Well, I could tell you of a dozen philosophers any one of whom is infinitely superior to Socrates and Plato combined. But I will confine myself today to one of the very greatest – Democritus.
Democritus was a supreme and sublime philosopher – a giant among the ancient Greeks! He was a leading thinker of his time and, as we shall see, of all time. But we know very little if anything about Democritus while we can never hear too much about Socrates and Plato, Plato and Socrates. Why should this be so?
Is it because philosophy is not just carefree chitchat or an airy exercise in an ivory tower? Is philosophy serious stuff - deadly serious? Yes, philosophy is literally about life and death! Philosophy is behind class struggles, civil wars, and revolutions. Philosophy takes sides. Philosophy is political and very partisan in its politics. No philosopher is above the battle and there is always a battle, isn’t there?
Plato hated Democritus and wanted all his books burned. That’s how fierce philosophy is! In fact, Plato would not be above burning the person of Democritus himself!
Plato, to establish his Republic, would have cast out of the city everyone over the age of ten. The ruler, he swore, must wipe the slate clean: the philosopher/king must perforce expel from society all over age ten so that he may begin with fresh young minds. Yes, he would do this forcefully, violently with the aid of hoodlums, goons - Plato’s ‘genteel’ young friends, the ‘well-bred’ and wealthy darlings of the time.
Did you know this about Plato? No, we are never told this about this ‘paragon’ of philosophy. But this is philosophy with a vengeance, is it not?
Plato and Democritus had fundamentally different outlooks on life - two diametrically opposed ways of understanding the world and the universe.
Plato was the epitome of philosophical idealism; Democritus the perfect example of philosophical materialism.
Ah, but straight away with these two terms we come to confusion. ‘Idealism’ has good connotations: it implies optimism, hopefulness, even the romantic. “So and so is an idealist; she is a great gal.” ‘Materialism,’ on the other hand, is taken today to mean something rather mean: greediness, acquisitiveness, even avarice. “So and so is a materialist; all he does is hoard money and possessions.”
But that is the common or even the vulgar usage. In philosophy ‘idealism’ and ‘materialism’ have no such implications. Idealism and materialism are technical terms in philosophy. In fact idealism and materialism are ultimate terms in philosophy in the sense that all schools of thought, all beliefs about the world and the universe tend toward idealism or materialism.
In philosophy idealism says that idea is primary: mind, the subjective, thought, spirit – this is where the idealist philosopher begins.
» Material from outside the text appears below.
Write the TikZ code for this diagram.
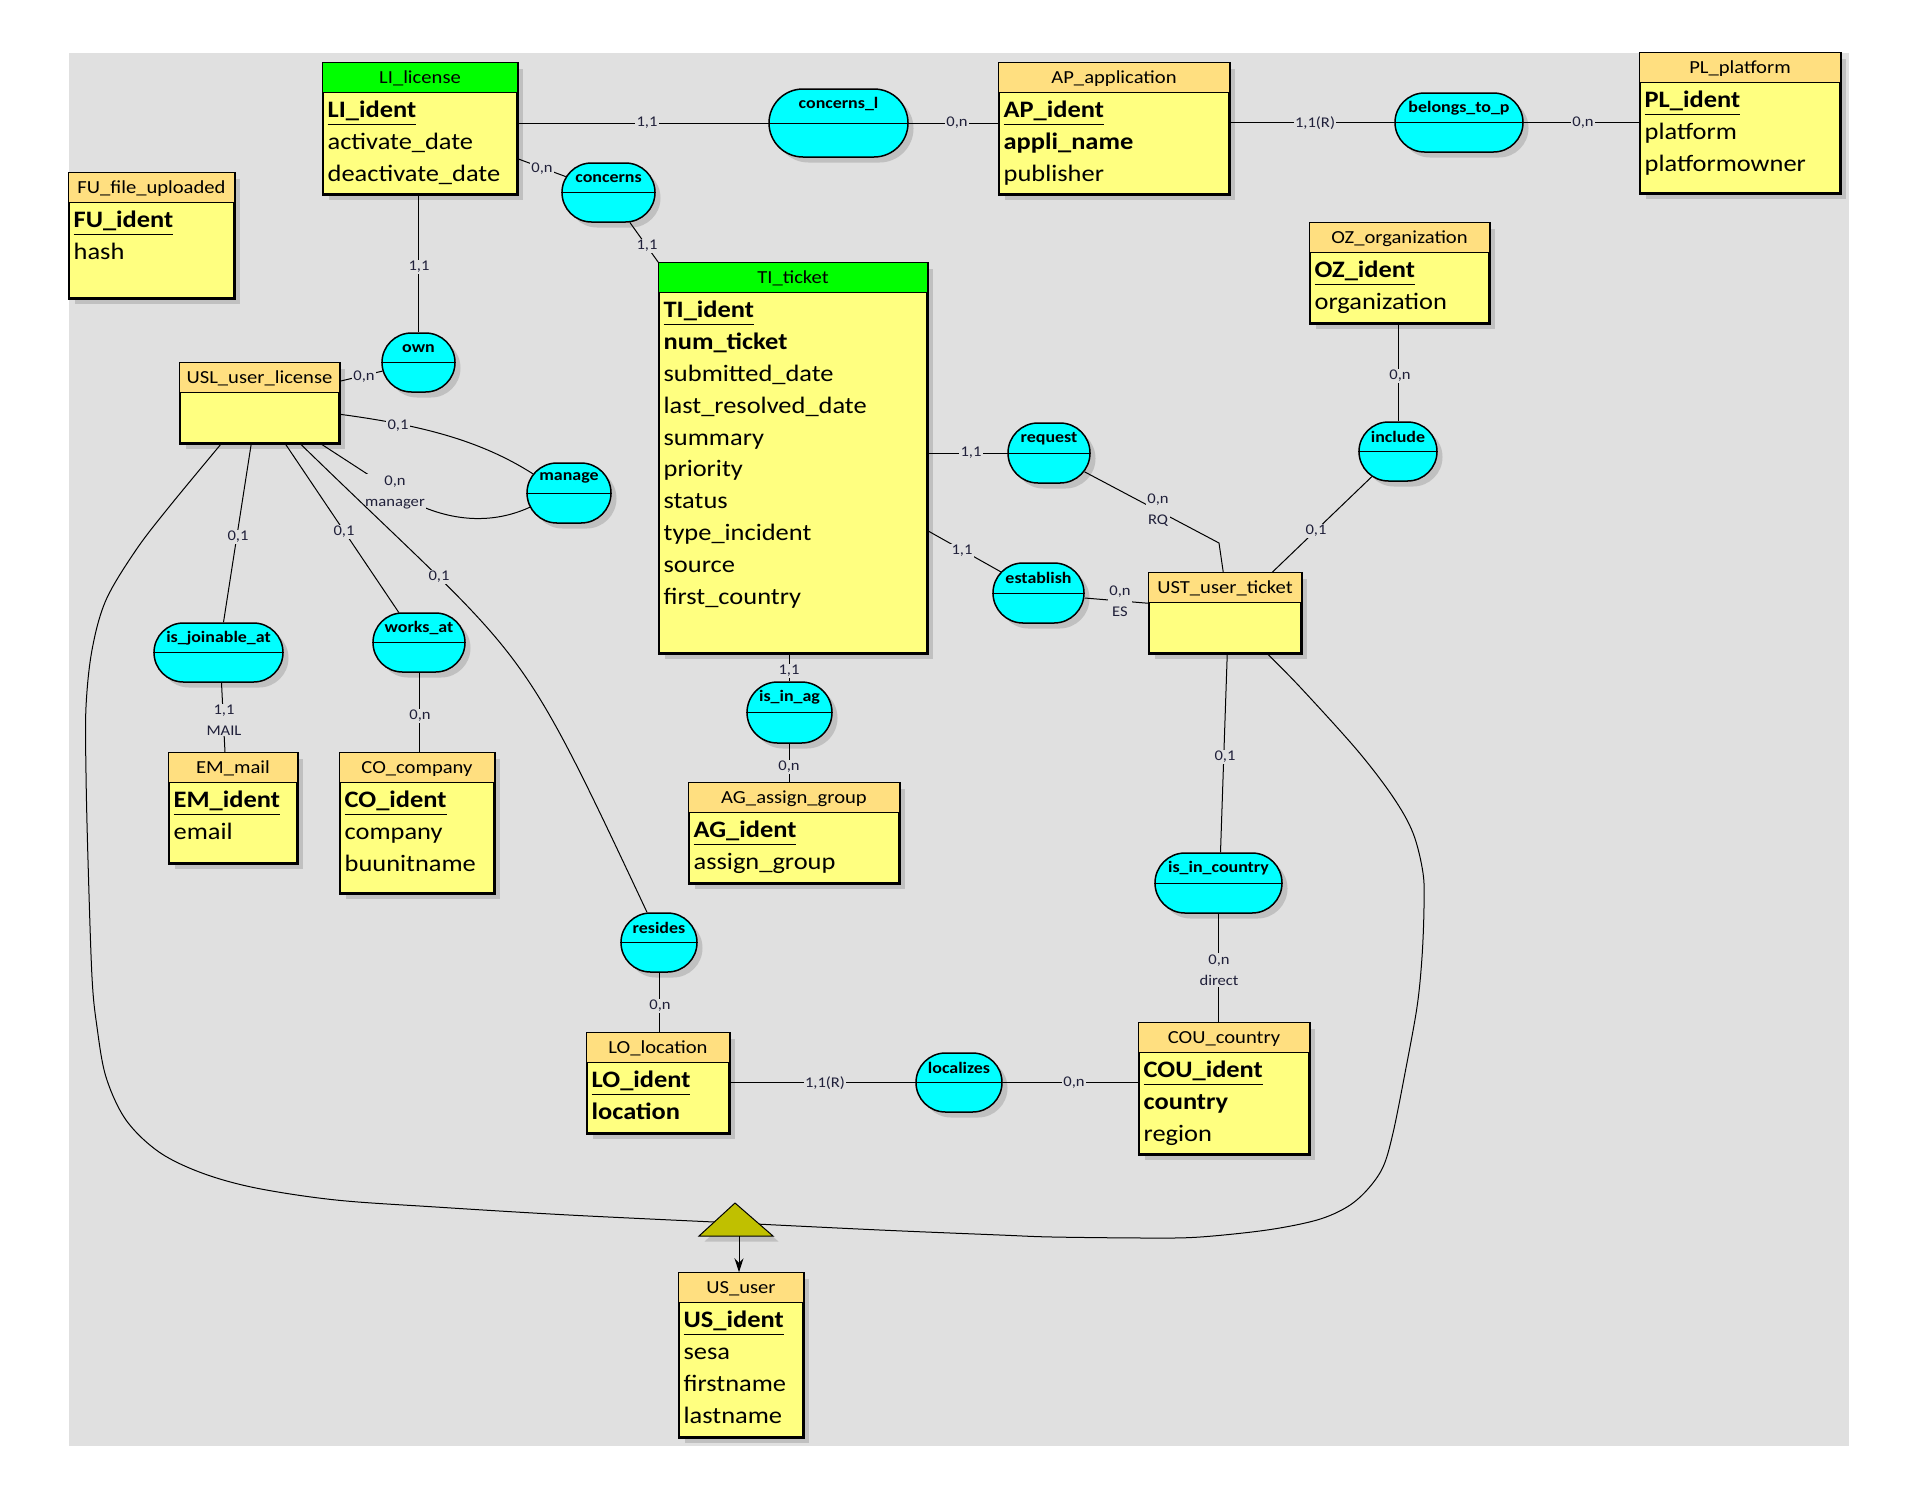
\documentclass[tikz,border=0pt]{standalone}
\usepackage{fontspec}
\setmainfont{Carlito}[FakeStretch=1.12]
\usetikzlibrary{calc,fit,shapes.misc,shadows,arrows.meta}
\definecolor{bgc}{HTML}{E0E0E0}
\definecolor{hdrc}{HTML}{FFDF80}
\definecolor{bodyc}{HTML}{FFFF80}
\definecolor{greenc}{HTML}{00FF00}
\definecolor{relc}{HTML}{00FFFF}
\definecolor{shc}{HTML}{C0C0C0}
\definecolor{olivec}{HTML}{C0C000}
\definecolor{cardc}{HTML}{20203A}
\newcommand{\pk}[1]{\underline{\textbf{#1}}}
\tikzset{
  myshadow/.style={drop shadow={shadow xshift=2.75pt, shadow yshift=-2.75pt, fill=shc, opacity=1}},
  entbox/.style={draw=black, line width=0.75pt, fill=bodyc, inner sep=0pt, myshadow},
  relbox/.style={rounded rectangle, draw=black, line width=0.75pt, fill=relc, inner sep=0pt, myshadow},
  etitle/.style={inner sep=0pt, anchor=base, font=\fontsize{9.2}{10}\selectfont},
  rtitle/.style={inner sep=0pt, font=\fontsize{8}{9}\selectfont\bfseries},
  attr/.style={anchor=base west, inner sep=0pt, font=\fontsize{11.8}{13}\selectfont},
  conn/.style={line width=0.5pt, draw=black},
  card/.style={fill=bgc, inner sep=0.6pt, font=\fontsize{7.4}{10.5}\selectfont, text=cardc, align=center}
}
\newcommand{\ent}[7]{%
  \node[entbox, fit={(#2,#3) (#4,#5)}] (#1) {};
  \fill[#6] (#1.north west) rectangle ($(#1.north east)+(0,30)$);
  \draw[line width=0.75pt] ($(#1.north west)+(0,30)$) -- ($(#1.north east)+(0,30)$);
  \draw[line width=0.75pt] (#1.north west) rectangle (#1.south east);
  \node[etitle] (#1-t) at ($(#1.north)+(0,21.5)$) {#7};
}
\newcommand{\rows}[2]{%
  \foreach \t [count=\i] in {#2}
    \node[attr] (#1-\i) at ($(#1.north west)+(5,{23.8+\i*31.8})$) {\t};
}
\newcommand{\rel}[6]{%
  \pgfmathsetmacro\relw{(#4-#2)*0.5}
  \pgfmathsetmacro\relh{(#5-#3)*0.5}
  \node[relbox, minimum width=\relw pt, minimum height=\relh pt] (#1) at ({(#2+#4)/2},{(#3+#5)/2}) {};
  \draw[line width=0.5pt] (#1.west) -- (#1.east);
  \node[rtitle] (#1-t) at ($(#1.north)+(0,16)$) {#6};
}
\begin{document}
\begin{tikzpicture}[x=0.5pt,y=-0.5pt]
\useasboundingbox (0,0) rectangle (1920,1500);
\fill[bgc] (69,53) rectangle (1849,1446);

% entities
\ent{LI}{323}{63}{517}{194}{greenc}{LI\_license}
\rows{LI}{\pk{LI\_ident},activate\_date,deactivate\_date}
\ent{FU}{69}{173}{234}{298}{hdrc}{FU\_file\_uploaded}
\rows{FU}{\pk{FU\_ident},hash}
\ent{AP}{999}{63}{1229}{194}{hdrc}{AP\_application}
\rows{AP}{\pk{AP\_ident},\textbf{appli\_name},publisher}
\ent{PL}{1640}{53}{1840}{193}{hdrc}{PL\_platform}
\rows{PL}{\pk{PL\_ident},platform,platformowner}
\ent{OZ}{1310}{223}{1489}{323}{hdrc}{OZ\_organization}
\rows{OZ}{\pk{OZ\_ident},organization}
\ent{TI}{659}{263}{927}{653}{greenc}{TI\_ticket}
\rows{TI}{\pk{TI\_ident},\textbf{num\_ticket},submitted\_date,last\_resolved\_date,summary,priority,status,type\_incident,source,first\_country}
\ent{USL}{180}{363}{339}{443}{hdrc}{USL\_user\_license}
\ent{UST}{1149}{573}{1301}{653}{hdrc}{UST\_user\_ticket}
\ent{EM}{169}{753}{297}{863}{hdrc}{EM\_mail}
\rows{EM}{\pk{EM\_ident},email}
\ent{CO}{340}{753}{494}{893}{hdrc}{CO\_company}
\rows{CO}{\pk{CO\_ident},company,buunitname}
\ent{AG}{689}{783}{899}{883}{hdrc}{AG\_assign\_group}
\rows{AG}{\pk{AG\_ident},assign\_group}
\ent{LO}{587}{1033}{729}{1133}{hdrc}{LO\_location}
\rows{LO}{\pk{LO\_ident},\textbf{location}}
\ent{COU}{1139}{1023}{1309}{1154}{hdrc}{COU\_country}
\rows{COU}{\pk{COU\_ident},\textbf{country},region}
\ent{US}{679}{1273}{803}{1437}{hdrc}{US\_user}
\rows{US}{\pk{US\_ident},sesa,firstname,lastname}

% relations
\rel{CL}{769}{89}{908}{157}{concerns\_l}
\rel{BP}{1395}{93}{1523}{152}{belongs\_to\_p}
\rel{CN}{562}{163}{655}{222}{concerns}
\rel{OWN}{382}{333}{455}{392}{own}
\rel{REQ}{1008}{423}{1090}{483}{request}
\rel{EST}{993}{563}{1084}{623}{establish}
\rel{INC}{1359}{422}{1437}{481}{include}
\rel{MAN}{527}{463}{611}{523}{manage}
\rel{JOIN}{154}{623}{283}{682}{is\_joinable\_at}
\rel{WORK}{373}{613}{465}{672}{works\_at}
\rel{ISAG}{747}{682}{832}{743}{is\_in\_ag}
\rel{RES}{621}{913}{697}{972}{resides}
\rel{LOC}{916}{1053}{1002}{1112}{localizes}
\rel{ISC}{1155}{853}{1282}{913}{is\_in\_country}

% connectors
\draw[conn] (CL.west -| LI.east) -- (CL.west);
\node[card] (c1) at (647,123) {1,1};
\draw[conn] (CL.east) -- (CL.east -| AP.west);
\node[card] (c2) at (957,123) {0,n};
\draw[conn] (BP.west -| AP.east) -- (BP.west);
\node[card] (c3) at (1315,123) {1,1(R)};
\draw[conn] (BP.east) -- (BP.east -| PL.west);
\node[card] (c4) at (1583,123) {0,n};

\draw[conn] ($(LI.south east)+(0,-36)$) -- (CN);
\node[card] (c5) at (542,169) {0,n};
\draw[conn] (CN) -- (TI.north west);
\node[card] (c6) at (647,246) {1,1};

\draw[conn] (OWN.north |- LI.south) -- (OWN.north);
\node[card] (c7) at (419,267) {1,1};
\draw[conn] ($(USL.north east)+(0,19)$) -- (OWN);
\node[card] (c8) at (364,377) {0,n};

\draw[conn] ($(USL.north east)+(0,52)$) .. controls (420,425) and (480,440) .. (MAN.152);
\node[card] (c9) at (398,426) {0,1};
\draw[conn] ($(USL.south east)+(-19,0)$) -- (395,492) .. controls (430,515) and (480,530) .. (MAN.200);
\node[card] (c10) at (395,492) {0,n\\manager};

\draw[conn] ($(USL.south west)+(72,0)$) -- ($(JOIN.north)+(5,0)$);
\node[card] (c11) at (238,537) {0,1};
\draw[conn] ($(JOIN.south)+(3,0)$) -- ($(EM.north)+(-8,0)$);
\node[card] (c12) at (224,720) {1,1\\MAIL};

\draw[conn] ($(USL.south west)+(106,0)$) -- (WORK);
\node[card] (c13) at (344,532) {0,1};
\draw[conn] (WORK.south) -- (WORK.south |- CO.north);
\node[card] (c14) at (420,716) {0,n};

\draw[conn] ($(USL.south west)+(121,0)$) .. controls (531,668) and (513,627) .. ($(RES.north)+(-12,0)$);
\node[card] (c15) at (439,577) {0,1};
\draw[conn] (RES.south) -- (RES.south |- LO.north);
\node[card] (c16) at (660,1006) {0,n};

\draw[conn] (LOC.west -| LO.east) -- (LOC.west);
\node[card] (c17) at (825,1083) {1,1(R)};
\draw[conn] (LOC.east) -- (LOC.east -| COU.west);
\node[card] (c18) at (1074,1083) {0,n};

\draw[conn] (ISAG.north |- TI.south) -- (ISAG.north);
\node[card] (c19) at (789,671) {1,1};
\draw[conn] (ISAG.south) -- (ISAG.south |- AG.north);
\node[card] (c20) at (789,767) {0,n};

\draw[conn] (REQ.west -| TI.east) -- (REQ.west);
\node[card] (c21) at (971,453) {1,1};
\coordinate (rqbend) at (1219,543);
\draw[conn] (REQ) -- (rqbend) -- ($(UST.north west)+(75,0)$);
\node[card] (c22) at (1158,510) {0,n\\RQ};

\draw[conn] ($(TI.south east)+(0,-123)$) -- (EST);
\node[card] (c23) at (962,551) {1,1};
\draw[conn] ($(EST.east)+(0,5)$) -- ($(UST.north west)+(0,31)$);
\node[card] (c24) at (1120,601) {0,n\\ES};

\draw[conn] (INC.north |- OZ.south) -- (INC.north);
\node[card] (c25) at (1400,376) {0,n};
\draw[conn] (INC) -- ($(UST.north west)+(124,0)$);
\node[card] (c26) at (1316,531) {0,1};

\draw[conn] ($(UST.south west)+(79,0)$) -- ($(ISC.north)+(2,0)$);
\node[card] (c27) at (1225,757) {0,1};
\draw[conn] (ISC.south) -- (ISC.south |- COU.north);
\node[card] (c28) at (1219,970) {0,n\\direct};

% inheritance
\coordinate (isa) at (736,1223);
\coordinate (uslA) at ($(USL.south west)+(42,0)$);
\coordinate (ustA) at ($(UST.south west)+(119,0)$);
\draw[conn] plot[smooth, tension=0.55] coordinates {(uslA) (169,507) (136,550) (106,600) (92,650) (86,707) (86,773) (88,860) (92,977) (97,1027) (106,1077) (126,1120) (159,1152) (202,1173) (256,1188) (336,1200) (436,1207) (569,1215) (isa)};
\draw[conn] plot[smooth, tension=0.55] coordinates {(ustA) (1300,687) (1357,750) (1393,797) (1413,833) (1423,873) (1424,907) (1422,957) (1417,1007) (1405,1073) (1393,1133) (1383,1167) (1367,1190) (1347,1207) (1317,1220) (1267,1230) (1200,1237) (1150,1238) (1053,1237) (1000,1235) (880,1230) (isa)};
\filldraw[fill=olivec, draw=black, line width=0.5pt, myshadow] ($(isa)+(-37,13)$) -- ($(isa)+(-1,-20)$) -- ($(isa)+(37,13)$) -- cycle;
\coordinate (isab) at (739,1236);
\draw[conn, -{Stealth[length=7pt,width=4.5pt]}] (isab) -- (isab |- US.north);
\end{tikzpicture}
\end{document}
Idea is fundamental: the world, the universe – all that exists – depends upon idea. Thus with Plato forms are the ultimate reality. Forms or perfect concepts are eternal and unchanging and are grasped, not by the senses, but by the reason. Forms are the only true reality and all else in the material world a mere imperfect and impermanent copy.
The materialist philosopher on the other hand holds matter to be primary: nature, the objective physical world is fundamental. All depends upon matter in motion. Thought is a property of matter. Thought is a consequence of highly organized matter. Thought cannot be separated from a brain that thinks.
Now if matter is primary then it was not created by a spirit or god or idea but always existed. Cause and effect, something always coming from something, matter in motion forever and ever or what science now calls the law of the conservation of matter: it cannot be created nor destroyed but simply changes its arrangement.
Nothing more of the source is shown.